Allgemeine Marktsituation
Zur Vermeidung der File-Interoperabilität beim MXF-Format veranstaltet das IRT seit fast zehn Jahren sogenannte Plug-Fests, bei denen Hersteller ihre MXF-Geräte miteinander verbinden und prüfen können, ob die darauf eingesetzten File-Formate untereinander austauschbar sind. „Das hat aber leider nicht dazu geführt, dass die Rate der nichtaustauschbaren Formate in den letzten Jahren drastisch zurückgegangen wäre. In gleichem Maße wie Fehler bei den Herstellern korrigiert werden konnten sind neue Produktvarianten auf den Markt gekommen, die neue Probleme erzeugt haben“, berichtet Cube-Tecs technischer Leiter. Bei den Plug-Fests hätten die öffentlich-rechtlichen Sender auch erkannt, dass sie auf diesem Wege nicht wirklich zu einheitlichen MXF-Formaten kommen können und sich deswegen auch unter der Leitung des IRT zusammengeschlossen haben, um eine neues MXF-Profil für den deutschsprachigen Raum zu entwickeln. Ein ähnliches Engagement gab es schon bei der BBC in Großbritannien, die mit der Advanced Media Workflow Association (AMWA), das sehr klar definierten MXF-Unterprofil AS-11 entwickelt hat, um damit den Programmaustausch mit Produktionspartnern zu realisieren.
Das Ende 2014 verabschiedete MXF-Profil für den deutschsprachigen Raum sollte, wie zuvor erwähnt, bereits in diesem Jahr Anwendung finden. Es gibt allerdings noch keine offiziellen Verlautbarungen, dass neben dem MXF Legalizer von Cube-Tec weitere Produkte eine entsprechende Lizenzierung des IRT erhalten haben. Das neue MXF-Profil für die deutschsprachigen Sender können vorhandene MXF Legalizer-Anwender als Lizenz-Option beim Hersteller erwerben. Das Produkt selbst kann auf einer Standard-Serverarchitektur betrieben werden. Houpert kündigt auch ein neues Produkt-Release an, mit dem Cube-Tec „noch tiefer in die Bitstrom-Reparatur einsteigen“ will.

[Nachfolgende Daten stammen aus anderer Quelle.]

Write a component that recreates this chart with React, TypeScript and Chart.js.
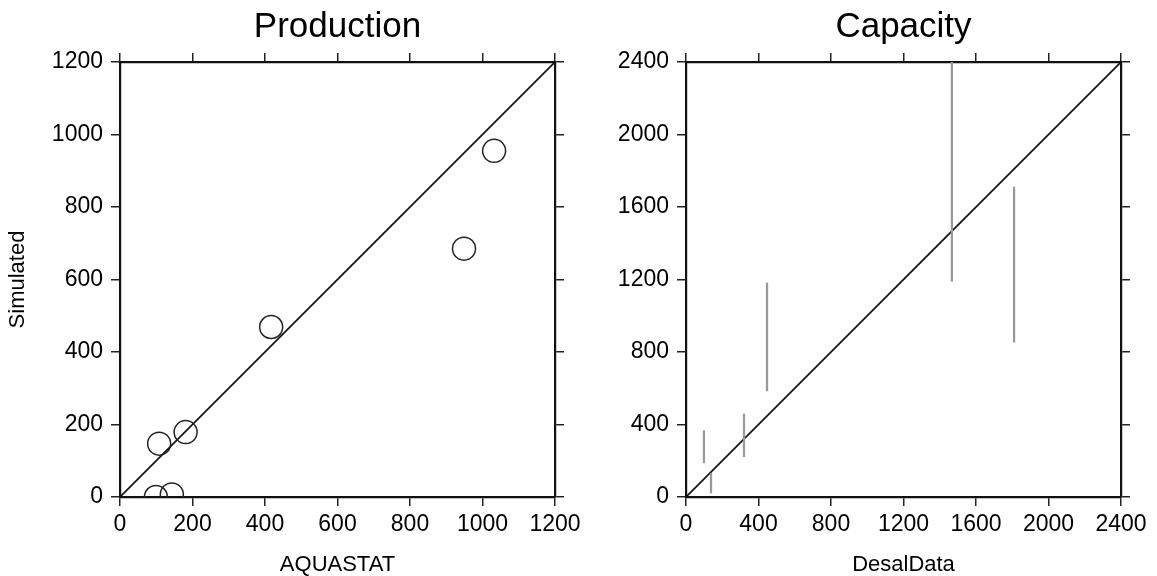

„Der MXF Legalizer spielt seine Vorteile aus betrieblicher Sicht in Funkhäusern dann aus, wenn die Prozesse dort in automatisierten Workflows stattfinden können. Mögliche Probleme werden da gar nicht erst transparent. Davon sind wir bei den Öffentlich-rechtlichen aber noch ein Stück weit entfernt. Vieles passiert dort noch manuell“, meint Jürgen Burghardt. Mit den meisten ARD-Anstalten sei man im direkten Kontakt, weil dort über die Anschaffung des MXF Legalizers nachgedacht würde. „Aber die Dinge funktionieren dort oft langsamer als uns lieb ist“, sagt er.
NAB 2015
Zur NAB 2015 präsentierte sich das Bremer Unternehmen erneut im NAB Labs Futures Park. Vorgestellt wurden unter anderem die aktuellen Forschungsergebnisse des europäischen DAVID-Projekts (Digital AV Media Damage Prevention and Repair), das sich mit der Entwicklung neuer Technologien für Medienorganisationen im Bereich der Fehlervermeidung, Fehlererkennung und Fehlerkorrektur befasst. Hierfür werden aktuelle Betriebsabläufe und Medienworkflows analysiert und neue Softwarewerkzeuge entwickelt. „Mit dem Projekt sind wir in der Schlussphase. Die Prototypen sind alle schon entwickelt und da können wir jetzt schön Resultate zeigen“, betont Jörg Houpert. Zudem wurde zusammen mit AMWA/EBU (European Broadcast Union) über den Stand der Standardisierungsaktivitäten berichtet.